One thing I notice with government data is that most data is about what government knows (number of x, maps, locations of things, environmental measurements etc), and much less about what government does (decisions made, permits given, interventions made in any policy area). Often those are not available at all in data form but hidden somewhere in wordy meeting minutes or project plans. Financial data on spending and procurement is what comes closest to this.

Does your big data contain the things that tell what various actors around the problem you try to solve did to cause the patterns you spot in the data? The actual transactions of liquor stores connected to Russian flight’s boarding passes? The marketing decisions and their reasons for the Schiphol liquor stores? The actions of Lithuanian companies that tried different EU markets and failed or succeeded?

Issue-driven, not data-driven, and willing to do the hard bits
It was fun to work with these students, and there are a range of other things that come into play. Technical savviness, statistical skills, a real understanding of what problem you are trying to solve. It’s tempting to be data-driven, not issue-driven even if in the end that brings more value. With the former the data you have is always the right data, but with the latter you must acknowledge the limitations of your data and your own understanding.

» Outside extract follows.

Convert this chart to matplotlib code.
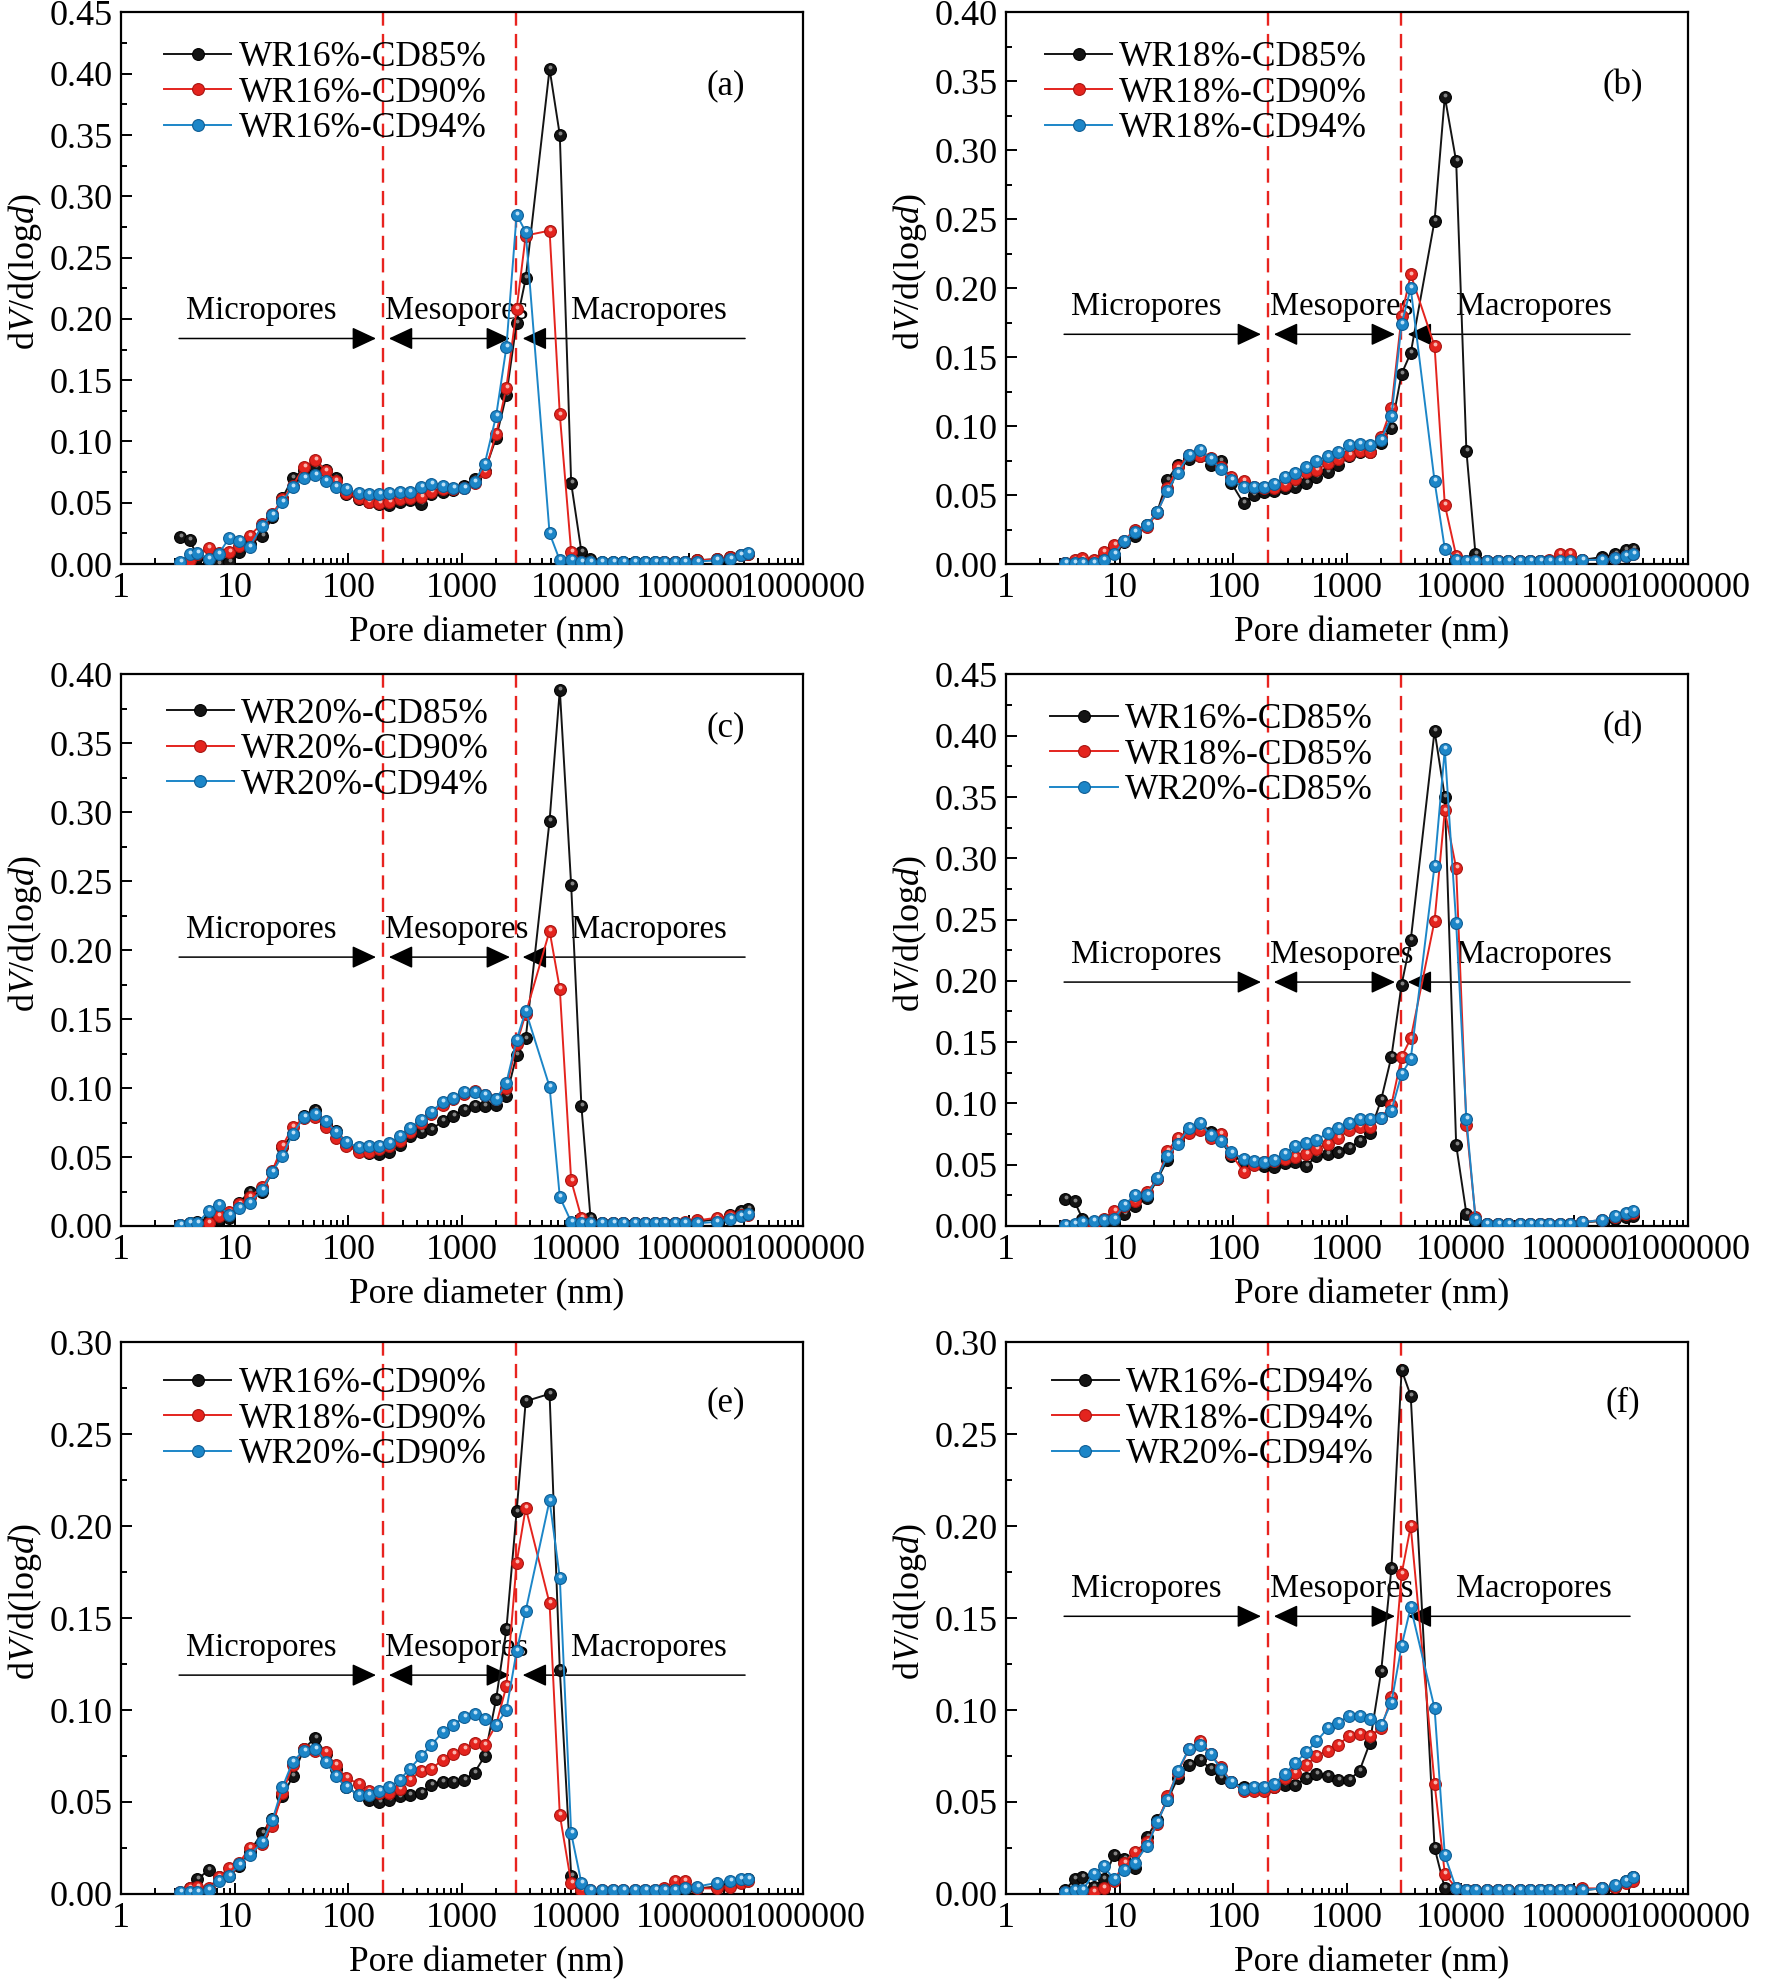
import numpy as np
import matplotlib
matplotlib.use('Agg')
import matplotlib.pyplot as plt
from matplotlib.ticker import FixedLocator, LogLocator, MultipleLocator, FuncFormatter, NullFormatter
from matplotlib.transforms import offset_copy

plt.rcParams['font.family'] = ['Liberation Serif', 'DejaVu Serif']
plt.rcParams['mathtext.fontset'] = 'custom'
plt.rcParams['mathtext.rm'] = 'Liberation Serif'
plt.rcParams['mathtext.it'] = 'Liberation Serif:italic'

# Pore diameter grid (nm), shared by all samples
diameter = [3.3, 4.0, 4.7, 5.9, 7.2, 8.9, 11, 13.5, 17.4, 21.4,
            26.3, 32.4, 40.7, 51.3, 63.1, 77.6, 95.5, 123, 151, 186,
            229, 282, 347, 437, 537, 676, 832, 1047, 1288, 1585,
            1995, 2455, 3020, 3631, 5888, 7244, 9120, 11220, 13490, 16980,
            21380, 26300, 33110, 40740, 50120, 60260, 74130, 91200, 117500, 173800,
            229100, 281800, 331100]

# dV/d(logd) values
wr16_cd85 = [0.022, 0.020, 0.006, 0.001, 0.000, 0.002, 0.010, 0.016, 0.023, 0.038,
             0.054, 0.070, 0.077, 0.079, 0.077, 0.070, 0.057, 0.053, 0.051, 0.049,
             0.048, 0.051, 0.052, 0.049, 0.057, 0.059, 0.060, 0.064, 0.069, 0.076,
             0.103, 0.138, 0.197, 0.233, 0.404, 0.350, 0.066, 0.010, 0.004, 0.002,
             0.002, 0.002, 0.002, 0.002, 0.002, 0.002, 0.002, 0.002, 0.003, 0.004,
             0.006, 0.007, 0.008]
wr16_cd90 = [0.000, 0.003, 0.008, 0.013, 0.009, 0.010, 0.015, 0.023, 0.033, 0.041,
             0.053, 0.064, 0.079, 0.085, 0.076, 0.068, 0.058, 0.054, 0.051, 0.050,
             0.051, 0.053, 0.054, 0.055, 0.059, 0.061, 0.061, 0.062, 0.066, 0.075,
             0.106, 0.144, 0.208, 0.268, 0.272, 0.122, 0.010, 0.002, 0.001, 0.001,
             0.001, 0.001, 0.001, 0.001, 0.001, 0.002, 0.002, 0.002, 0.003, 0.004,
             0.006, 0.007, 0.008]
wr16_cd94 = [0.002, 0.008, 0.009, 0.004, 0.008, 0.021, 0.019, 0.014, 0.031, 0.040,
             0.051, 0.063, 0.070, 0.073, 0.068, 0.063, 0.061, 0.058, 0.057, 0.057,
             0.058, 0.059, 0.059, 0.063, 0.065, 0.064, 0.062, 0.062, 0.067, 0.082,
             0.121, 0.177, 0.285, 0.271, 0.025, 0.003, 0.003, 0.002, 0.002, 0.002,
             0.002, 0.002, 0.002, 0.002, 0.002, 0.002, 0.002, 0.002, 0.002, 0.003,
             0.004, 0.007, 0.009]
wr18_cd85 = [0.001, 0.001, 0.001, 0.002, 0.006, 0.012, 0.016, 0.020, 0.028, 0.038,
             0.061, 0.072, 0.076, 0.078, 0.072, 0.075, 0.059, 0.044, 0.050, 0.052,
             0.053, 0.055, 0.056, 0.059, 0.063, 0.067, 0.072, 0.078, 0.081, 0.081,
             0.088, 0.099, 0.138, 0.153, 0.249, 0.339, 0.292, 0.082, 0.007, 0.002,
             0.002, 0.002, 0.002, 0.002, 0.002, 0.002, 0.002, 0.002, 0.003, 0.005,
             0.007, 0.010, 0.011]
wr18_cd90 = [0.001, 0.003, 0.004, 0.003, 0.009, 0.014, 0.017, 0.025, 0.027, 0.037,
             0.055, 0.070, 0.079, 0.078, 0.077, 0.070, 0.063, 0.060, 0.056, 0.055,
             0.055, 0.057, 0.062, 0.067, 0.068, 0.073, 0.076, 0.079, 0.082, 0.081,
             0.092, 0.113, 0.180, 0.210, 0.158, 0.043, 0.006, 0.002, 0.002, 0.002,
             0.002, 0.002, 0.002, 0.002, 0.002, 0.003, 0.007, 0.007, 0.003, 0.003,
             0.004, 0.006, 0.007]
wr18_cd94 = [0.001, 0.001, 0.001, 0.001, 0.003, 0.007, 0.017, 0.023, 0.028, 0.038,
             0.053, 0.066, 0.079, 0.083, 0.076, 0.069, 0.061, 0.056, 0.056, 0.056,
             0.058, 0.063, 0.066, 0.070, 0.075, 0.078, 0.081, 0.086, 0.087, 0.086,
             0.090, 0.107, 0.174, 0.200, 0.060, 0.011, 0.003, 0.002, 0.002, 0.002,
             0.002, 0.002, 0.002, 0.002, 0.002, 0.002, 0.002, 0.002, 0.003, 0.003,
             0.004, 0.006, 0.007]
wr20_cd85 = [0.001, 0.002, 0.003, 0.004, 0.005, 0.006, 0.017, 0.025, 0.025, 0.039,
             0.057, 0.067, 0.080, 0.084, 0.074, 0.069, 0.060, 0.055, 0.053, 0.052,
             0.054, 0.059, 0.065, 0.068, 0.070, 0.076, 0.080, 0.084, 0.087, 0.087,
             0.088, 0.094, 0.124, 0.136, 0.294, 0.389, 0.247, 0.087, 0.006, 0.002,
             0.002, 0.002, 0.002, 0.002, 0.002, 0.002, 0.002, 0.002, 0.003, 0.005,
             0.008, 0.011, 0.012]
wr20_cd90 = [0.001, 0.001, 0.001, 0.002, 0.007, 0.010, 0.016, 0.021, 0.028, 0.040,
             0.058, 0.072, 0.078, 0.079, 0.072, 0.064, 0.058, 0.054, 0.054, 0.056,
             0.058, 0.062, 0.068, 0.075, 0.081, 0.088, 0.092, 0.096, 0.098, 0.095,
             0.092, 0.100, 0.132, 0.154, 0.214, 0.172, 0.033, 0.006, 0.002, 0.002,
             0.002, 0.002, 0.002, 0.002, 0.002, 0.002, 0.002, 0.003, 0.004, 0.006,
             0.007, 0.008, 0.008]
wr20_cd94 = [0.001, 0.002, 0.002, 0.011, 0.015, 0.008, 0.013, 0.017, 0.026, 0.039,
             0.051, 0.067, 0.079, 0.081, 0.076, 0.068, 0.061, 0.057, 0.058, 0.058,
             0.060, 0.065, 0.071, 0.077, 0.083, 0.090, 0.093, 0.097, 0.097, 0.095,
             0.092, 0.104, 0.135, 0.156, 0.101, 0.021, 0.003, 0.002, 0.002, 0.002,
             0.002, 0.002, 0.002, 0.002, 0.002, 0.002, 0.002, 0.002, 0.002, 0.003,
             0.005, 0.007, 0.009]

x_ticks = [1, 10, 100, 1000, 10000, 100000, 1000000]
boundaries = [200, 3000]   # micro/meso and meso/macro limits (nm)

# colour: (line/face, edge, highlight)
styles = [('#141414', '#000000', '#9a9a9a'),
          ('#e4241e', '#a81410', '#ffd0c8'),
          ('#1c86c8', '#0e5d94', '#d8f0ff')]

panels = [
    # letter, series, labels, ymax, arrow y, legend anchor, letter pos
    ('(a)', [wr16_cd85, wr16_cd90, wr16_cd94],
     ['WR16%-CD85%', 'WR16%-CD90%', 'WR16%-CD94%'], 0.45, 0.184, (0.063, 0.948), (0.887, 0.867)),
    ('(b)', [wr18_cd85, wr18_cd90, wr18_cd94],
     ['WR18%-CD85%', 'WR18%-CD90%', 'WR18%-CD94%'], 0.40, 0.1666, (0.057, 0.948), (0.904, 0.867)),
    ('(c)', [wr20_cd85, wr20_cd90, wr20_cd94],
     ['WR20%-CD85%', 'WR20%-CD90%', 'WR20%-CD94%'], 0.40, 0.195, (0.067, 0.958), (0.887, 0.904)),
    ('(d)', [wr16_cd85, wr18_cd85, wr20_cd85],
     ['WR16%-CD85%', 'WR18%-CD85%', 'WR20%-CD85%'], 0.45, 0.199, (0.065, 0.948), (0.904, 0.904)),
    ('(e)', [wr16_cd90, wr18_cd90, wr20_cd90],
     ['WR16%-CD90%', 'WR18%-CD90%', 'WR20%-CD90%'], 0.30, 0.119, (0.063, 0.955), (0.887, 0.890)),
    ('(f)', [wr16_cd94, wr18_cd94, wr20_cd94],
     ['WR16%-CD94%', 'WR18%-CD94%', 'WR20%-CD94%'], 0.30, 0.151, (0.067, 0.955), (0.904, 0.890)),
]

col_left = [0.0684, 0.5684]
row_bottom = [0.7150, 0.3805, 0.0430]
ax_w, ax_h = 0.3853, 0.2787

fig = plt.figure(figsize=(17.7, 19.79), dpi=100)

for i, (letter, series, labels, ymax, ay, leg_pos, let_pos) in enumerate(panels):
    ax = fig.add_axes([col_left[i % 2], row_bottom[i // 2], ax_w, ax_h])
    hl = offset_copy(ax.transData, fig=fig, x=0.4, y=1.4, units='points')

    for k, (vals, lab) in enumerate(zip(series, labels)):
        c, ec, hc = styles[k]
        ax.plot(diameter, vals, '-o', color=c, lw=1.4, ms=8.5, mfc=c, mec=ec, mew=0.8,
                label=lab, zorder=3 + k)
        ax.plot(diameter, vals, 'o', color=hc, ms=2.8, mew=0, alpha=0.85,
                transform=hl, zorder=3 + k)

    for b in boundaries:
        ax.axvline(b, color='#e8231f', lw=1.7, ls=(0, (6, 3.5)), zorder=2)

    # pore class arrows
    ty = ay + ymax * 0.05
    head = '-|>,head_length=0.6,head_width=0.28'
    akw = dict(color='black', lw=1.1, shrinkA=0, shrinkB=0, mutation_scale=25)
    ax.annotate('', xy=(175, ay), xytext=(3.24, ay),
                arrowprops=dict(arrowstyle=head, **akw), zorder=1)
    ax.annotate('', xy=(2640, ay), xytext=(227, ay),
                arrowprops=dict(arrowstyle='<|-|>,head_length=0.6,head_width=0.28', **akw), zorder=1)
    ax.annotate('', xy=(3415, ay), xytext=(309000, ay),
                arrowprops=dict(arrowstyle=head, **akw), zorder=1)
    ax.text(17, ty, 'Micropores', ha='center', va='center', fontsize=23.5, zorder=1)
    ax.text(900, ty, 'Mesopores', ha='center', va='center', fontsize=23.5, zorder=1)
    ax.text(44000, ty, 'Macropores', ha='center', va='center', fontsize=23.5, zorder=1)

    ax.set_xscale('log')
    ax.set_xlim(1, 1e6)
    ax.set_ylim(0, ymax)
    ax.xaxis.set_major_locator(FixedLocator(x_ticks))
    ax.xaxis.set_major_formatter(FuncFormatter(lambda v, p: f'{v:.0f}'))
    ax.xaxis.set_minor_locator(LogLocator(base=10, subs=np.arange(2, 10), numticks=20))
    ax.xaxis.set_minor_formatter(NullFormatter())
    ax.yaxis.set_major_locator(MultipleLocator(0.05))
    ax.yaxis.set_minor_locator(MultipleLocator(0.025))
    ax.yaxis.set_major_formatter(FuncFormatter(lambda v, p: f'{v:.2f}'))

    ax.tick_params(which='both', direction='in', top=False, right=False,
                   labelsize=26, width=1.4)
    ax.tick_params(which='major', length=8, pad=6)
    ax.tick_params(which='minor', length=4)
    for sp in ax.spines.values():
        sp.set_linewidth(1.6)

    ax.set_xlabel('Pore diameter (nm)', fontsize=25.5)
    ax.set_ylabel(r'd$\it{V}$/d(log$\it{d}$)', fontsize=26)
    ax.xaxis.set_label_coords(0.536, -0.095)
    ax.yaxis.set_label_coords(-0.113, 0.53)

    ax.legend(loc='upper left', bbox_to_anchor=leg_pos, frameon=False, fontsize=25.5,
              handlelength=1.9, handletextpad=0.2, labelspacing=0.07, borderpad=0,
              borderaxespad=0)
    ax.text(let_pos[0], let_pos[1], letter, transform=ax.transAxes, ha='center',
            va='center', fontsize=25)

fig.savefig('out.png', dpi=100)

Like I mentioned I used these lessons in a session for a different group of students in a different city, Leeuwarden. There a group worked for a week on data-related projects to support the city’s role as cultural capital of Europe in 2018. The two winning teams there both stood out because they had focussed very much on specific groups of people (international students in Leeuwarden, and elderly visitors to the city), and really tried to design solutions starting with the intended user at the center. That user-centered thinking really turned out to be the hardest part. Especially if you already have a list of available data sets in front of you. Most of the teacher’s time was spent on getting the students to match the datasets to use cases, and not the other way around.